Invention patents are obtained through the U.S. Patent Office. All of the information needed for obtaining an invention patent and the patent filing procedures are listed at their website: uspto.gov. Here, you can download and file your patent application electronically.
Not everyone can obtain a patent for their inventions or ideas. If your invention has already been created, or if it is just an improvement of someone else’s patented invention, you cannot obtain a patent for it. You can do a patent search at uspto.gov to see if your idea has already been thought of.
When you’re ready to obtain a patent, you can either file yourself or get the help of a patent attorney. Patent attorneys are available anywhere, but make sure you find a reputable one because they can be quite expensive. You’ll also have to pay patent application fees when you file.
There are 3 different types of patents: utility, design, and plant. Each type of patent has a different application. The patent application should include the inventor, a description of the invention, what the invention does, drawings, charts, testimonials, and any other information about the invention. You must also submit the application fees upon filing.

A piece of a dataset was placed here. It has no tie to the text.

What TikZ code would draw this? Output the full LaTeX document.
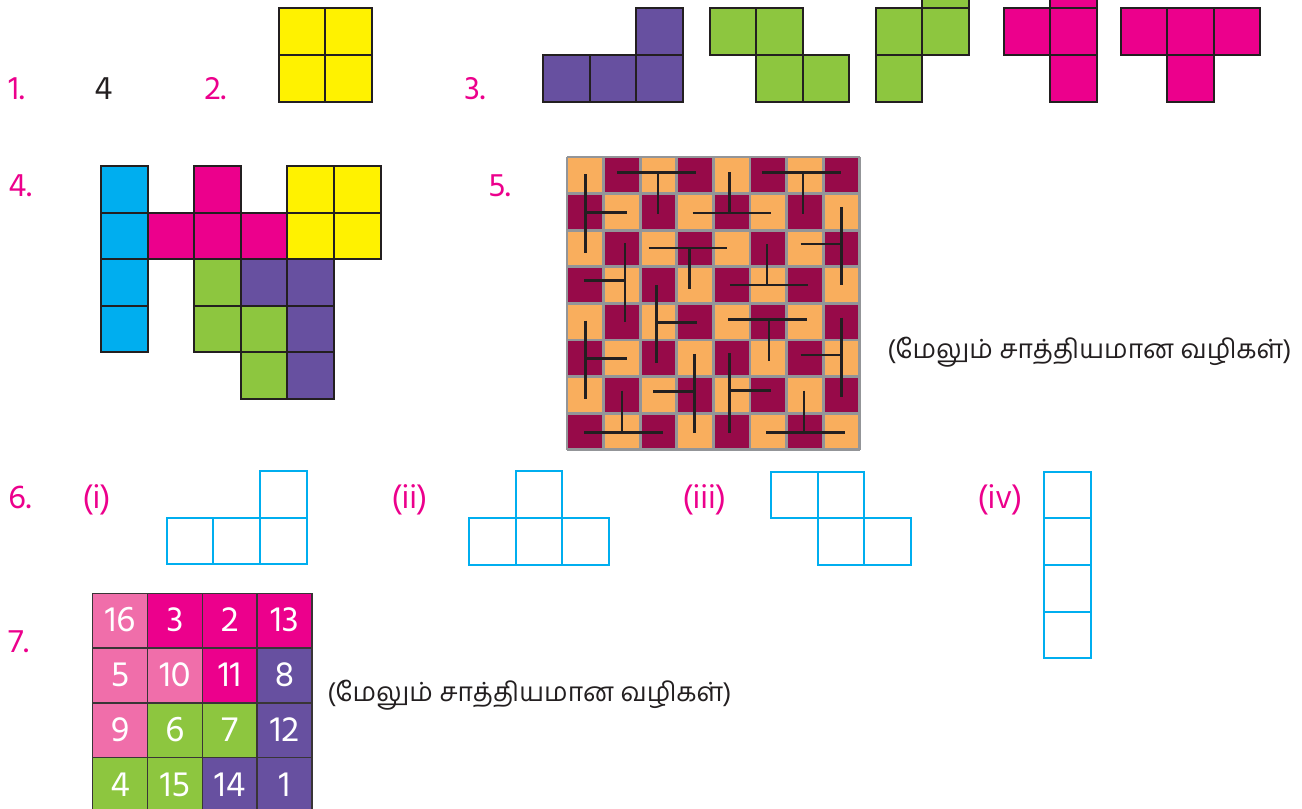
\documentclass[tikz,border=0pt]{standalone}
\usepackage{fontspec}
\setmainfont{Hind Madurai}
\newfontfamily\tamil[Script=Tamil]{Hind Madurai}
\definecolor{mag}{HTML}{EC008C}
\definecolor{lpink}{HTML}{F06EAA}
\definecolor{pyel}{HTML}{FFF200}
\definecolor{ppur}{HTML}{6750A0}
\definecolor{pgrn}{HTML}{8DC63F}
\definecolor{pcyan}{HTML}{00AEEF}
\definecolor{dark}{HTML}{231F20}
\definecolor{borange}{HTML}{F9AE5D}
\definecolor{bmaroon}{HTML}{970A49}
\definecolor{bgrey}{HTML}{939598}
\tikzset{
  piece/.style={draw=dark, line width=1.5pt},
  outline/.style={draw=pcyan, line width=1.5pt},
  lbl/.style={text=mag, anchor=base west, inner sep=0pt, font=\fontsize{25}{30}\selectfont},
  tline/.style={draw=dark, line width=1.9pt},
  num/.style={text=white, font=\fontsize{27}{32}\selectfont, inner sep=0pt, anchor=base, text height=13pt, text depth=0pt},
  tam/.style={text=dark, anchor=west, inner sep=0pt, font=\tamil\fontsize{19.8}{24}\selectfont}
}
\newcommand\sq[4]{\filldraw[piece,fill=#4] (#1,#2) rectangle ++(#3,#3);}
\newcommand\osq[3]{\draw[outline] (#1,#2) rectangle ++(#3,#3);}
\begin{document}
\begin{tikzpicture}[x=0.75pt,y=-0.75pt]
\useasboundingbox (0,0) rectangle (1302,808);
\clip (0,0) rectangle (1302,808);
% labels
\node[lbl] (l1) at (8,99) {1.};
\node[lbl,text=dark] (a1) at (94,99) {4};
\node[lbl] (l2) at (204,99) {2.};
\node[lbl] (l3) at (464,99) {3.};
\node[lbl] (l4) at (8,196) {4.};
\node[lbl] (l5) at (488,196) {5.};
\node[lbl] (l6) at (8,508) {6.};
\node[lbl] (l6i) at (82,508) {(i)};
\node[lbl] (l6ii) at (391,508) {(ii)};
\node[lbl] (l6iii) at (682,508) {(iii)};
\node[lbl] (l6iv) at (977,508) {(iv)};
\node[lbl] (l7) at (8,652) {7.};
% item 2
\sq{278.5}{8.4}{46.6}{pyel}\sq{325.1}{8.4}{46.6}{pyel}
\sq{278.5}{55}{46.6}{pyel}\sq{325.1}{55}{46.6}{pyel}
% item 3
\sq{543}{55}{46.6}{ppur}\sq{589.6}{55}{46.6}{ppur}\sq{636.2}{55}{46.6}{ppur}\sq{636.2}{8.4}{46.6}{ppur}
\sq{709.5}{8.4}{46.6}{pgrn}\sq{756.1}{8.4}{46.6}{pgrn}\sq{756.1}{55}{46.6}{pgrn}\sq{802.7}{55}{46.6}{pgrn}
\sq{875.5}{55}{46.6}{pgrn}\sq{875.5}{8.4}{46.6}{pgrn}\sq{922.1}{8.4}{46.6}{pgrn}\sq{922.1}{-38.2}{46.6}{pgrn}
\sq{1003.5}{8.4}{46.6}{mag}\sq{1050.1}{-38.2}{46.6}{mag}\sq{1050.1}{8.4}{46.6}{mag}\sq{1050.1}{55}{46.6}{mag}
\sq{1120.5}{8.4}{46.6}{mag}\sq{1167.1}{8.4}{46.6}{mag}\sq{1213.7}{8.4}{46.6}{mag}\sq{1167.1}{55}{46.6}{mag}
% item 4
\begin{scope}[shift={(101,166)}]
\foreach \c/\r/\col in {0/0/pcyan,0/1/pcyan,0/2/pcyan,0/3/pcyan,
  2/0/mag,1/1/mag,2/1/mag,3/1/mag,
  4/0/pyel,5/0/pyel,4/1/pyel,5/1/pyel,
  2/2/pgrn,2/3/pgrn,3/3/pgrn,3/4/pgrn,
  3/2/ppur,4/2/ppur,4/3/ppur,4/4/ppur}
  \sq{\c*46.6}{\r*46.6}{46.6}{\col};
\end{scope}
% item 5 board
\begin{scope}[xshift=425.25pt,yshift=-117.75pt,x=27.45pt,y=-27.45pt]
\foreach \i in {0,...,7}
  \foreach \j in {0,...,7}{
    \pgfmathparse{mod(\i+\j,2)==0 ? "borange" : "bmaroon"}
    \fill[\pgfmathresult] (\i,\j) rectangle ++(1,1);
  }
\foreach \k in {0,...,8}{
  \draw[bgrey, line width=2pt, line cap=square] (\k,0) -- (\k,8);
  \draw[bgrey, line width=2pt, line cap=square] (0,\k) -- (8,\k);
}
\draw[tline] (0.5,0.47)--(0.5,2.62) (0.5,1.52)--(1.64,1.52);
\draw[tline] (1.36,0.43)--(3.52,0.43) (2.48,0.43)--(2.48,1.55);
\draw[tline] (3.43,1.53)--(5.56,1.53) (4.44,0.41)--(4.44,1.53);
\draw[tline] (5.34,0.43)--(7.48,0.43) (6.45,0.43)--(6.45,1.55);
\draw[tline] (7.5,1.36)--(7.5,3.5) (6.38,2.38)--(7.5,2.38);
\draw[tline] (1.59,2.36)--(1.59,4.5) (0.47,3.38)--(1.59,3.38);
\draw[tline] (2.23,2.48)--(4.36,2.48) (3.35,2.48)--(3.35,3.6);
\draw[tline] (5.47,2.38)--(5.47,3.5) (4.45,3.5)--(6.59,3.5);
\draw[tline] (2.45,3.5)--(2.45,5.64) (2.45,4.52)--(3.56,4.52);
\draw[tline] (4.41,4.44)--(6.55,4.44) (5.52,4.44)--(5.52,5.56);
\draw[tline] (7.5,4.39)--(7.5,6.55) (6.38,5.41)--(7.5,5.41);
\draw[tline] (0.5,4.47)--(0.5,6.62) (0.5,5.5)--(1.64,5.5);
\draw[tline] (3.48,5.38)--(3.48,7.55) (2.36,6.41)--(3.48,6.41);
\draw[tline] (4.44,5.36)--(4.44,7.53) (4.44,6.38)--(5.56,6.38);
\draw[tline] (0.47,7.52)--(2.62,7.52) (1.5,6.38)--(1.5,7.52);
\draw[tline] (5.45,7.52)--(7.59,7.52) (6.47,6.38)--(6.47,7.52);
\end{scope}
\node[tam] (t1) at (887,352) {(மேலும் சாத்தியமான வழிகள்)};
% item 6
\osq{166.7}{517.7}{46.7}\osq{213.4}{517.7}{46.7}\osq{260.1}{517.7}{46.7}\osq{260.1}{471}{46.7}
\osq{469}{518}{46.7}\osq{515.7}{518}{46.7}\osq{562.4}{518}{46.7}\osq{515.7}{471.3}{46.7}
\osq{771}{471.5}{46.7}\osq{817.7}{471.5}{46.7}\osq{817.7}{518.2}{46.7}\osq{864.4}{518.2}{46.7}
\osq{1044}{471.5}{46.7}\osq{1044}{518.2}{46.7}\osq{1044}{564.9}{46.7}\osq{1044}{611.6}{46.7}
% item 7
\begin{scope}[shift={(92.7,593.3)}]
\foreach \c/\r/\col/\n in {0/0/lpink/16,1/0/mag/3,2/0/mag/2,3/0/mag/13,
  0/1/lpink/5,1/1/lpink/10,2/1/mag/11,3/1/ppur/8,
  0/2/lpink/9,1/2/pgrn/6,2/2/pgrn/7,3/2/ppur/12,
  0/3/pgrn/4,1/3/pgrn/15,2/3/ppur/14,3/3/ppur/1}{
  \filldraw[fill=\col, draw=dark!90, line width=1.1pt] (\c*54.8,\r*54.8) rectangle ++(54.8,54.8);
  \node[num] (n\n) at (\c*54.8+27.4,\r*54.8+38.5) {\n};
}
\end{scope}
\node[tam] (t2) at (327,695) {(மேலும் சாத்தியமான வழிகள்)};
\end{tikzpicture}
\end{document}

Next, your patent application will be reviewed. The patent examiner will do a patent search to be sure your invention is unique. If he determines it is unique, you will get a patent. If it is not found to be unique, you will not receive the patent and you must argue against it or try to file again.
Once you have the patent, be sure to get the help of an Invention Development Organization (IDO). An IDO will help you to market your idea and invention. They will also help you protect your invention and its patent by keeping a look out for copy cat inventors that will try to mimic your invention.
This is all of the basic information you need to know to obtain a patent for your idea. The U.S. patent office receives over 350,000 patent applications a year, so the application process for your patent idea can take a very long time. Be patient and remain optimistic. If you have a truly remarkable idea or invention your chances of obtaining a patent are excellent!